Sawubona Africentric Circle of Support
"It takes a village to raise a child " - African Proverb
Support, isolation, funding, resources, friends….These are the things that many families who care for someone with special needs think and worry about. For many of these families, their circle of support is quite small. This is often the case for racialized communities who have a child with special needs. The Black Parents of Children and Adults with a Disability Support Group (BPSG) was created in November 2020, to provide a safe space for families of African descent to come together to meet and connect, share resources, expertise and needs, inspire and support one another through our unique and often challenging and isolating journey of raising Black children or supporting a sibling, of any age, with a disability. The group was developed to support the distinctive needs of parents/caregivers who are Black and raising a child with special needs. Intentional thought went into our new name Sawubona Africentric Circle of Support. As we continue to grow in our service to the community, we wanted a name that will grow with us. Sawubona pronounced sow:'bɔh:nah, not sah:woo:boh:na, is a Zulu greeting that literally means “I see you.” More than words of politeness, sawubona carries the importance of recognizing the worth and dignity of each person. Our organization's intent is to provide a safe space for families to network, build connections, problem-solve and to reduce their isolation.

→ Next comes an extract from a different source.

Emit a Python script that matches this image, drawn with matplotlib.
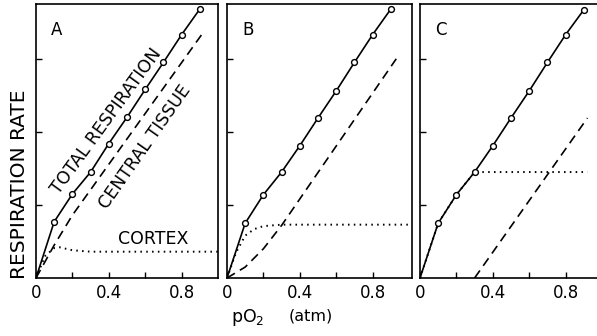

Clovis and Sherron Grant are parents of 2 adult children, one of whom has special needs. Sherron is an elementary school principal with the Toronto District School Board and Clovis is the CEO of 360°kids, an organization serving homeless youth in York Region. Clovis and Sherron are also proud grandparents, avid travelers and foodies.
Sherron has been an educator and advocate for persons with special needs for over 17 years. She has experience on SEAC and has sat on various committees with different disability associations.
Clovis has provided leadership in the Human Services sector for over 25 years in the areas of homelessness, employment, social assistance, mental health and disabilities.